• [Given exercise]: Take each line containing the word "React" and copy it.

• [Task input]:
— START —
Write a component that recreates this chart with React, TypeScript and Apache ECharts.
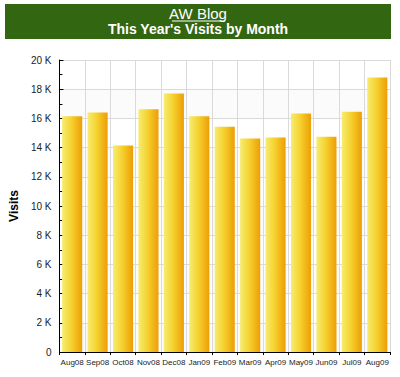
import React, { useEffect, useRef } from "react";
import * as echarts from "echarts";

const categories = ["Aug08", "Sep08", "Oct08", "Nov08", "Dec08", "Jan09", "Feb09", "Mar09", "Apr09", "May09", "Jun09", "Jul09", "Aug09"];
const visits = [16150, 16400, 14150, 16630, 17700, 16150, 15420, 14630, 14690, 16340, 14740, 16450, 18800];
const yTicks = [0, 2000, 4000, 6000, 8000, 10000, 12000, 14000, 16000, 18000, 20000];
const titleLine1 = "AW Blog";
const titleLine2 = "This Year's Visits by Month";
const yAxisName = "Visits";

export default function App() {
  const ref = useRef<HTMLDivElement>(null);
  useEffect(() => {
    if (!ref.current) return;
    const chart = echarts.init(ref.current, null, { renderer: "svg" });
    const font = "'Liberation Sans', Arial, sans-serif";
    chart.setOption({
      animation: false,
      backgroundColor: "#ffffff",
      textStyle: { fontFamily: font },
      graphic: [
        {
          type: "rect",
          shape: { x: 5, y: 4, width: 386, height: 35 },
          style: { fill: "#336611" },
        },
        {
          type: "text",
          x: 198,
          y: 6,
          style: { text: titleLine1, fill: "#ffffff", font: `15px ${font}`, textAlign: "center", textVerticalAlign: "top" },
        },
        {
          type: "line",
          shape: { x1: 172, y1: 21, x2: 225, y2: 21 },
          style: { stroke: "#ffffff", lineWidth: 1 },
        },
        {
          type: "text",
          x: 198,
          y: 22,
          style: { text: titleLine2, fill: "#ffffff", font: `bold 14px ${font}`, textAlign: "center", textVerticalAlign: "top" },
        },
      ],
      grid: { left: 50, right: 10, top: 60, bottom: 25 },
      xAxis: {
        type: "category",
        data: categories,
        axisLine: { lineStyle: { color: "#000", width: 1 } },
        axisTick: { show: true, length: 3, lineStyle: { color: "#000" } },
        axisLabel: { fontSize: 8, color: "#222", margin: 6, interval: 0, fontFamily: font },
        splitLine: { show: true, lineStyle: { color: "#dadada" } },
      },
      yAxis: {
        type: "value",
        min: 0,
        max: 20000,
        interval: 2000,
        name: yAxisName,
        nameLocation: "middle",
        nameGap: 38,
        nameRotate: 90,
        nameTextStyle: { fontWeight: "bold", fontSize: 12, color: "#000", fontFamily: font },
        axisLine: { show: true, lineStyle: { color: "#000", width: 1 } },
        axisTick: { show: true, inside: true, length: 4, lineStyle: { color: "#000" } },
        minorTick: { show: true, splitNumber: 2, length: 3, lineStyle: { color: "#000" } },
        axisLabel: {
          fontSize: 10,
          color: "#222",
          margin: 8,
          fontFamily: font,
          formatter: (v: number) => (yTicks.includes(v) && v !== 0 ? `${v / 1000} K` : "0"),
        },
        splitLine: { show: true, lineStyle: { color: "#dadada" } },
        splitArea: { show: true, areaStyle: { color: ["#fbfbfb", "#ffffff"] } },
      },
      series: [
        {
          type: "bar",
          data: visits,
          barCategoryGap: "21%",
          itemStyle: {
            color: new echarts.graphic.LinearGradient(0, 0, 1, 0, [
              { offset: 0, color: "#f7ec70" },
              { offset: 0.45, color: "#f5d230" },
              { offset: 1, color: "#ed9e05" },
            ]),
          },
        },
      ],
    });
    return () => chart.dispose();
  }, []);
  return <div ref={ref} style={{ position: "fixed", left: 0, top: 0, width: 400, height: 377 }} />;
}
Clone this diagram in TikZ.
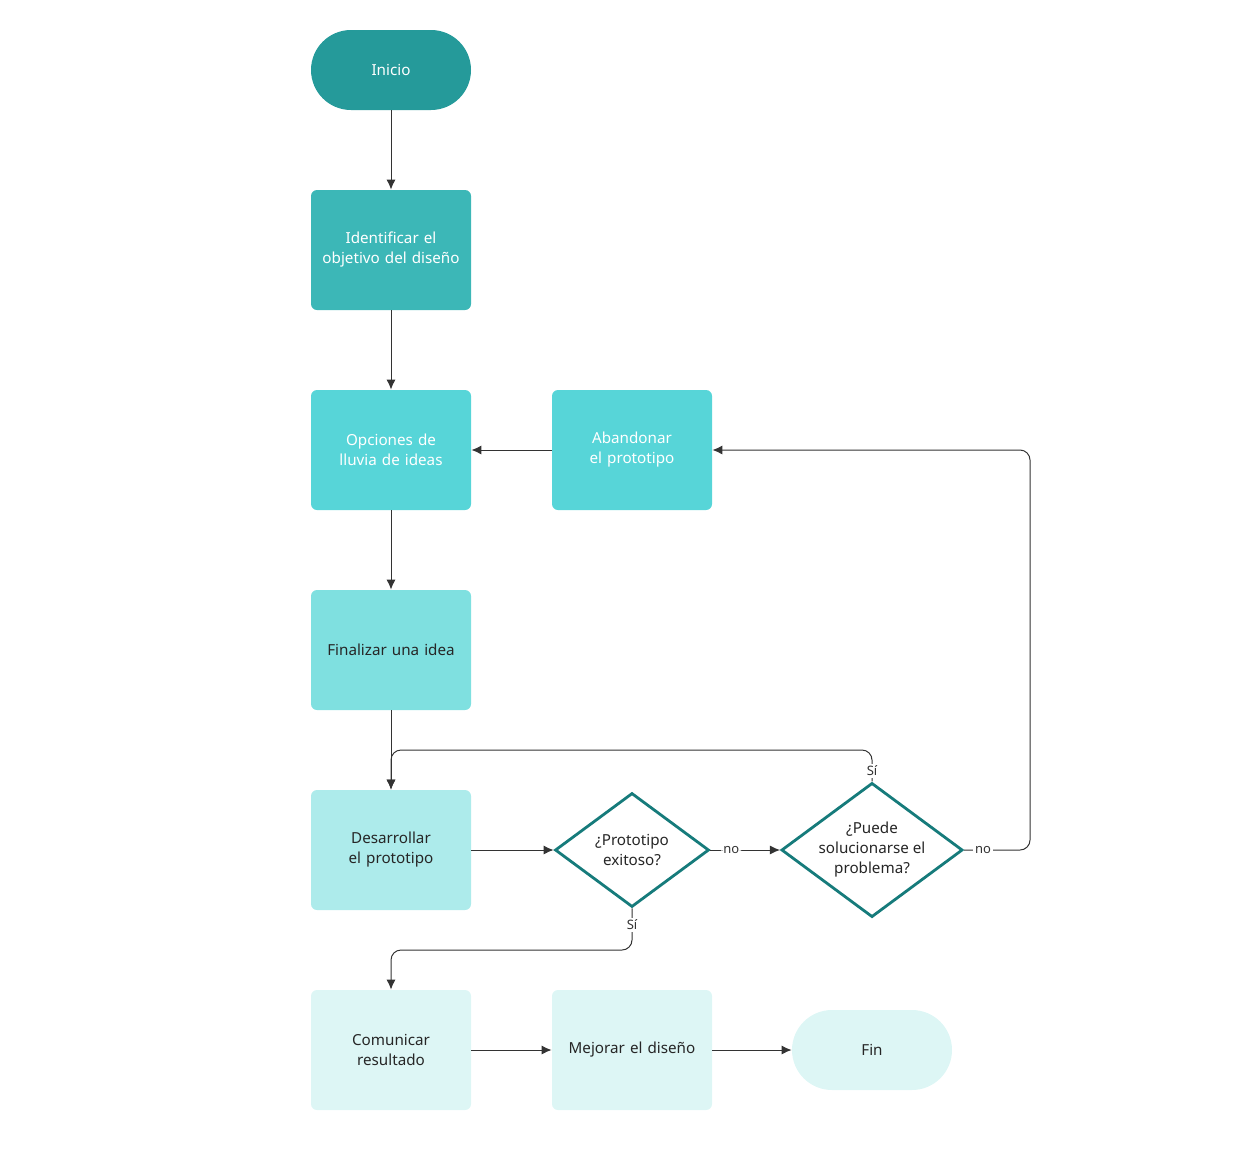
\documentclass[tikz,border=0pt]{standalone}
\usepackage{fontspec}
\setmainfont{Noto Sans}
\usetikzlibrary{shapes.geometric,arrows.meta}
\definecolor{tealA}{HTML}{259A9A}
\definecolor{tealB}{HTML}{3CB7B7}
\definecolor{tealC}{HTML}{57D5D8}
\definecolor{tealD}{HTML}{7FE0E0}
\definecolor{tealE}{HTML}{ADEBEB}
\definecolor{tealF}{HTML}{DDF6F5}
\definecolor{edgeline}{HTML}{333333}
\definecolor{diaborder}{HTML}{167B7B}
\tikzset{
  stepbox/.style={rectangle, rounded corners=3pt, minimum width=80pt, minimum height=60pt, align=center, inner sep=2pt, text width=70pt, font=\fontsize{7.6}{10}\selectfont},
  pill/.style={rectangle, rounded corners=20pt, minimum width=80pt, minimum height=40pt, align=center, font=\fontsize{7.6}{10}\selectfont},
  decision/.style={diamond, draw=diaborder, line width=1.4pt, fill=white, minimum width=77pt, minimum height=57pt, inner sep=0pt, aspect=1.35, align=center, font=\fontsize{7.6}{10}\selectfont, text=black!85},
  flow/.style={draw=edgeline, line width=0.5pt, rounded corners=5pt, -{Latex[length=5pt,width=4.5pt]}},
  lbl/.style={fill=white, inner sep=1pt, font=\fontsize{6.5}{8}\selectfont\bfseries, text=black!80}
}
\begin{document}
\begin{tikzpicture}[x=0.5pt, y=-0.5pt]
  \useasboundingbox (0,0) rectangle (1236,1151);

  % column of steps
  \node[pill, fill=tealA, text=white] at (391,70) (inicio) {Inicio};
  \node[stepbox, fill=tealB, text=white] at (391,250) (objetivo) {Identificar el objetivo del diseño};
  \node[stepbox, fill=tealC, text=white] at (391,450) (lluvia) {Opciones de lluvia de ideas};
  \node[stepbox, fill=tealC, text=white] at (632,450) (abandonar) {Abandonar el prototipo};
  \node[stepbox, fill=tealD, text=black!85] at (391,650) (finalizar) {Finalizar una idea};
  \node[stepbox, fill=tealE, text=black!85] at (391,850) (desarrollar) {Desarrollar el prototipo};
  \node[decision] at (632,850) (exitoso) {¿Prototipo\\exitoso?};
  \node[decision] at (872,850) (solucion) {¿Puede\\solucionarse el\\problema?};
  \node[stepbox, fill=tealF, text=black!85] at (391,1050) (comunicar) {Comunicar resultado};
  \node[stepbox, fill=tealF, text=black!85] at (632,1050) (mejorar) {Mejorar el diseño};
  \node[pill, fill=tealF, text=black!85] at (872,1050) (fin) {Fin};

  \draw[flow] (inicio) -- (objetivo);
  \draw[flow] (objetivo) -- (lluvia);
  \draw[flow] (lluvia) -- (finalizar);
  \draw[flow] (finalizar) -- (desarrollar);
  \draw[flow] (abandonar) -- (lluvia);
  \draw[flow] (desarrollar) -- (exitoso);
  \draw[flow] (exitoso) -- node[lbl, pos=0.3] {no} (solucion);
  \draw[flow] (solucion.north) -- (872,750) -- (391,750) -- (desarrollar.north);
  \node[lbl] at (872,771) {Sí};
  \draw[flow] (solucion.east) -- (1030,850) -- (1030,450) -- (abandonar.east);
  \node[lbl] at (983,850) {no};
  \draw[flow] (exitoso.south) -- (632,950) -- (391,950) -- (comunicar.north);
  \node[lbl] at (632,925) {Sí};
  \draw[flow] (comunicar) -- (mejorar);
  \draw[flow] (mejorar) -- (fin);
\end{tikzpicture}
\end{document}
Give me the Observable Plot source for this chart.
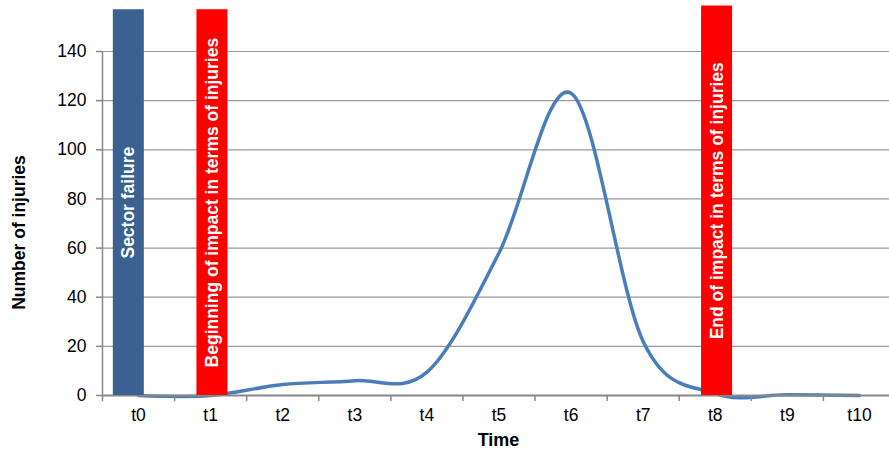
— END —
• [Expected answer]:
Write a component that recreates this chart with React, TypeScript and Apache ECharts.
import React, { useEffect, useRef } from "react";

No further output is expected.